Celery Seed Essential Oil
Celery Seed oil has a spicy, sweet, and rich aroma. Blenders often find that Celery Seed oil blends well in oriental compositions and lavenders, while also providing warm notes in floral fragrances and blends.
$11.67 – $256.87
Celery Seed Oil's aroma is spicy-warm, sweet and rich, "soup-like" tenacious and powerful.
Used with skill, it can provide warm notes in floral fragrances and potpourri. It blends well in oriental compositions, and lavender blends. However, it must be used with kid gloves in blending because the aroma is quite powerful.
From a scientific standpoint the most important naturally occurring components are probably Sedanolide and Sedanolic Acid Anhydride even though they account for one percent or less. Arguably they are the strongest factors in the oil's aroma. Other constituents include the monoterpene, d-limonene and the sesquiterpene, selinene.
Be advised, the seed produces the best oil because of the content of these main constituents.
The essential oil and oleoresin of celery seed are used as a flavoring or fragrance in liqueurs, perfumes, and cosmetics, such as soaps, creams, and lotions. Large amounts of the volatile oil can produce sedation and irritation that may be responsible for attributed antispasmodic properties.
Historically, celery seed was used in Ayurvedic medicine to treat colds, flu, bloating, poor digestion, arthritis, and certain diseases of the liver and spleen. It is not utilized often in modern herbal medicine. When it is used, it's primary purpose is as a diuretic to remove excess water from the body and decrease swelling and bloating. Rarely, it may be suggested for treating arthritis and gout, and to help reduce muscle spasms and inflammation, according to the University of Maryland Medical Center.
The University of Maryland Medical Center states that celery has flavonoids that may reduce the growth of a bacteria called H. Pylori. H. Pylori is known to be the causative agent in most cases of peptic ulcers. Celery is not a stand-alone treatment for ulcers but it can be added to a therapeutic plan to assist with reducing bacterial growth in the stomach (SIBO).
Chronic Lung Disease:
Eating celery, among other foods listed will reduce the amount of mucous production in cystic fibrosis, or CF, and other lung diseases. The University of Maryland Medical Center lists celery as beneficial in reducing thick mucus in CF patients. CF is a serious, chronic and progressive disease, so this is not meant as a treatment. Celery may assist in reducing symptoms and complications.
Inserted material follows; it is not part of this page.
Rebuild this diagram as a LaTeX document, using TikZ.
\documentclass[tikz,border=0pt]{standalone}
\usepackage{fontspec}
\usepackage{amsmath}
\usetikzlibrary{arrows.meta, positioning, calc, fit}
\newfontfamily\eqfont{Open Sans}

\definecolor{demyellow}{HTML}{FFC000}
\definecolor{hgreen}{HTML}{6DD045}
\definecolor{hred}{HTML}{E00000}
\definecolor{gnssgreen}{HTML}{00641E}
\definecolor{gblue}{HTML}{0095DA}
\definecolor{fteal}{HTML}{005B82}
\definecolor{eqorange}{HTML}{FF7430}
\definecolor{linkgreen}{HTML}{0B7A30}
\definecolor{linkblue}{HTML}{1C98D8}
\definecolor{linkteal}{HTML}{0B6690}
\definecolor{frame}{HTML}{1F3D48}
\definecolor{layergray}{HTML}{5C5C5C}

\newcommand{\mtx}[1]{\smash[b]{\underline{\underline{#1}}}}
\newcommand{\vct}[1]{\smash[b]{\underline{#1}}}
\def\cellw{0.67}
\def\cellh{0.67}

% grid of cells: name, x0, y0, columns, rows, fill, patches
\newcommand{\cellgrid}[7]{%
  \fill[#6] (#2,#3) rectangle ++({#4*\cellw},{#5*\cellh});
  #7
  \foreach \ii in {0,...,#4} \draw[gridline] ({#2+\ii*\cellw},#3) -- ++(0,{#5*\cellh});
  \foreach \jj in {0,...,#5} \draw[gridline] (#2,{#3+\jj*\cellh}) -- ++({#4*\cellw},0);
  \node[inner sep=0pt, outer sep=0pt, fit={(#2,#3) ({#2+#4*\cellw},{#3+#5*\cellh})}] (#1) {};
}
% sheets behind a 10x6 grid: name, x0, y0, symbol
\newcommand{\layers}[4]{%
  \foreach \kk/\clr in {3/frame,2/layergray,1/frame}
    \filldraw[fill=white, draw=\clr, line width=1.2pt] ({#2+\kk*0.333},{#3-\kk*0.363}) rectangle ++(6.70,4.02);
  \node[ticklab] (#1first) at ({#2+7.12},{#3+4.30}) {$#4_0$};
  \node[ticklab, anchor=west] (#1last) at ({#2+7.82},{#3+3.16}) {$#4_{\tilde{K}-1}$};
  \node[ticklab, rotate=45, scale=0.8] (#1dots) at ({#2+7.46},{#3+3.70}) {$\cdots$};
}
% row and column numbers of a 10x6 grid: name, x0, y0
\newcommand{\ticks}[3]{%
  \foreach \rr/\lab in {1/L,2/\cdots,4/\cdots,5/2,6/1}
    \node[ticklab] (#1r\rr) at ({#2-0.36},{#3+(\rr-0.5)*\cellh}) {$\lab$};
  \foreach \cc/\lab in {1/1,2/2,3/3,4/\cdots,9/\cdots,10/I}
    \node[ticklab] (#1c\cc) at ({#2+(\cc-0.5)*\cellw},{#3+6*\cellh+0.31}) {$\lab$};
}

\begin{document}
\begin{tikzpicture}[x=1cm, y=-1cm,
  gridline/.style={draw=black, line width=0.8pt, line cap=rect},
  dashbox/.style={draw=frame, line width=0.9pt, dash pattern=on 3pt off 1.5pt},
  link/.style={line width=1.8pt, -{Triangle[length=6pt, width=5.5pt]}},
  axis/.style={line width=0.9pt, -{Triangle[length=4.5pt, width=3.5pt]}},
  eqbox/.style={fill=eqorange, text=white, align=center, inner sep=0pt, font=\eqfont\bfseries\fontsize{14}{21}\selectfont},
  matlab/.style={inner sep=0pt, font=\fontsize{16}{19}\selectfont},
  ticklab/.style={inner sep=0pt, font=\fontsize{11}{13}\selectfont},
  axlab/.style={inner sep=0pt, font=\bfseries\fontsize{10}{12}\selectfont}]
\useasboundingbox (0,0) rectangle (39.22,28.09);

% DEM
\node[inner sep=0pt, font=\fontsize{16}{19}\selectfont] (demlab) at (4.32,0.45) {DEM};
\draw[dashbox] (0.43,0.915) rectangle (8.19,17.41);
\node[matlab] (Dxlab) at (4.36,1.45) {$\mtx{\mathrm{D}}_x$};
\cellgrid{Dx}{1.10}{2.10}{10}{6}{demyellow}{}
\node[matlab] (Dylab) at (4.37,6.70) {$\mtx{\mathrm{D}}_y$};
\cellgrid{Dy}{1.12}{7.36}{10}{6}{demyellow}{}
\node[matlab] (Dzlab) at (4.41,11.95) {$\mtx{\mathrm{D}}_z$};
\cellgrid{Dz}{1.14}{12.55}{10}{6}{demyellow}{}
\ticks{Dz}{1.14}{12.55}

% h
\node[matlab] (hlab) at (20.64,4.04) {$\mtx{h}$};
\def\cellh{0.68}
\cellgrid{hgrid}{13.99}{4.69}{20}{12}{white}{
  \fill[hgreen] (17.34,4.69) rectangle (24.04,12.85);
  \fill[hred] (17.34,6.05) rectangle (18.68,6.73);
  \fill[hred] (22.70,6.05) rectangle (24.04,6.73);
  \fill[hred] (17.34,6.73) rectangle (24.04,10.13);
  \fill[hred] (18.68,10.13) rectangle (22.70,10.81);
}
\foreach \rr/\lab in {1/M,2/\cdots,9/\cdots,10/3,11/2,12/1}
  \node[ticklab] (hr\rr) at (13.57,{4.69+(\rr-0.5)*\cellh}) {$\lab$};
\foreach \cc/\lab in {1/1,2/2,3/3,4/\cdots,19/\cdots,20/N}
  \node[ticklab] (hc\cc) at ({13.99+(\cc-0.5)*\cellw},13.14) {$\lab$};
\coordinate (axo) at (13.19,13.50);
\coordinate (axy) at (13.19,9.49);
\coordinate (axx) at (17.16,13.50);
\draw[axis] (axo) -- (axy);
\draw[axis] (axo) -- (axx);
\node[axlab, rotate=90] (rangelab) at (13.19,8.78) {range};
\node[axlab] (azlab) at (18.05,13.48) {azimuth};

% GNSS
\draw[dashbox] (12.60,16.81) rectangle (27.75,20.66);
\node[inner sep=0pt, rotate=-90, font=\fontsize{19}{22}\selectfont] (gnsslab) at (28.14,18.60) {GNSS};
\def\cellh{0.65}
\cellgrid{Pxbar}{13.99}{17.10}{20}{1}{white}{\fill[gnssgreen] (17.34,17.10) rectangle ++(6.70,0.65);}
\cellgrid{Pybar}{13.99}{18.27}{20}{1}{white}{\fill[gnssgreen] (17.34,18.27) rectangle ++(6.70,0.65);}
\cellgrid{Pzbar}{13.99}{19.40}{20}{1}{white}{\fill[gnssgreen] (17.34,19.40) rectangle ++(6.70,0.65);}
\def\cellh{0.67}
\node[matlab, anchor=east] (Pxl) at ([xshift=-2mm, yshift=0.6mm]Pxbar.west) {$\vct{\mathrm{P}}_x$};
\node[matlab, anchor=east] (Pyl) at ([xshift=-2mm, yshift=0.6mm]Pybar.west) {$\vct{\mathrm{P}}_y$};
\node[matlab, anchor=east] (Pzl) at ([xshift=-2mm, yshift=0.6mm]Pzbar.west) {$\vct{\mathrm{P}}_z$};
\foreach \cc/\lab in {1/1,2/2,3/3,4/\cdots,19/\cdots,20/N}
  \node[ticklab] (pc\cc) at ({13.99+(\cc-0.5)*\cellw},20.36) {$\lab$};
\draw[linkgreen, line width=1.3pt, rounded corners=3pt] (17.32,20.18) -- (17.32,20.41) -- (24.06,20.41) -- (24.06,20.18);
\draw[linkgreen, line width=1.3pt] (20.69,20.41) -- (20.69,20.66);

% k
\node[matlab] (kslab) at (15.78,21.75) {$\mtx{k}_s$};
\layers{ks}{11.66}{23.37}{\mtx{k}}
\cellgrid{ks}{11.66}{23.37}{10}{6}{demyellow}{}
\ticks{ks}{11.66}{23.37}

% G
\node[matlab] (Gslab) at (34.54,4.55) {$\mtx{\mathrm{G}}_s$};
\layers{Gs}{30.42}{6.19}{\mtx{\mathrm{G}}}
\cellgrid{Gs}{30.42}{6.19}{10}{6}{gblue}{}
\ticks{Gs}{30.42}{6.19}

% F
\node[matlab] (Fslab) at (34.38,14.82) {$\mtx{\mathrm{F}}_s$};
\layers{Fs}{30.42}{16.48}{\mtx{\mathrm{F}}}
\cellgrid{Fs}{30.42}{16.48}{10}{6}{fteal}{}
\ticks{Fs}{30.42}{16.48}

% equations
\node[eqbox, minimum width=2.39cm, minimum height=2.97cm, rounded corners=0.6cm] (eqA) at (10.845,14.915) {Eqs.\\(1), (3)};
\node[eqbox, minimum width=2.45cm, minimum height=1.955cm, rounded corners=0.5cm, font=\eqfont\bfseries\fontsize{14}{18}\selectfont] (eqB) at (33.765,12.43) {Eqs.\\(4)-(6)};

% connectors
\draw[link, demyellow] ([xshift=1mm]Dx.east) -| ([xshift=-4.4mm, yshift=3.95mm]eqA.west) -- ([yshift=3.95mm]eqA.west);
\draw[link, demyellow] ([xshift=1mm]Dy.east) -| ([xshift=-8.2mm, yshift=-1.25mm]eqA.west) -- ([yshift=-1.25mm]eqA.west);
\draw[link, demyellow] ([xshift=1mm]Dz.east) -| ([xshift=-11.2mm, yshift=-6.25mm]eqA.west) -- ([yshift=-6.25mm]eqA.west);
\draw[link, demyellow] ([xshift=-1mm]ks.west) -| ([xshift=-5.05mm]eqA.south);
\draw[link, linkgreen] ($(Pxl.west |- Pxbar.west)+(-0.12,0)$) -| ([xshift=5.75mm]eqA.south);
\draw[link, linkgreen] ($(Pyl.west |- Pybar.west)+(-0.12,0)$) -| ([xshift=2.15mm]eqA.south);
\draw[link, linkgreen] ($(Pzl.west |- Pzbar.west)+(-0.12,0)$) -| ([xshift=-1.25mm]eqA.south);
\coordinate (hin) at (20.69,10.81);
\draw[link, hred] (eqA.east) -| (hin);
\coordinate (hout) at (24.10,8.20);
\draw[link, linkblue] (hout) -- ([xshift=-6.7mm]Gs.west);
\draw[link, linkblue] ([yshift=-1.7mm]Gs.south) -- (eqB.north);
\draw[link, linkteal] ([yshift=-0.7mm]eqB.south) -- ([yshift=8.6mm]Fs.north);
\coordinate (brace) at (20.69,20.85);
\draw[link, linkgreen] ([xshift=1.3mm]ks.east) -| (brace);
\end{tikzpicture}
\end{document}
The "Journal of Food Protection" in 2001 evaluated the effects of several essential oils on bacterial growth. The author, M. Elgayyar, found that celery seed oil inhibited some growth of bacteria. It was not the most effective against bacterial growth, but it fell in the middle for effectiveness of the group tested. Further study is warranted to assess whether celery seed oil can be used as a food preservative or as an adjunct to traditional antibiotic therapy.
Long recognized as helpful in digestion, celery seed oil is useful for liver cleansing and urinary tract issues. It is also said to increase mild flow in nursing mothers. Celery Seed oil is a liver protector. Use for arthritis, rheumatism, digestive problems, liver problems/hepatitis.
Caution: Avoid during pregnancy.
Can be applied topically (NEAT) without diluting.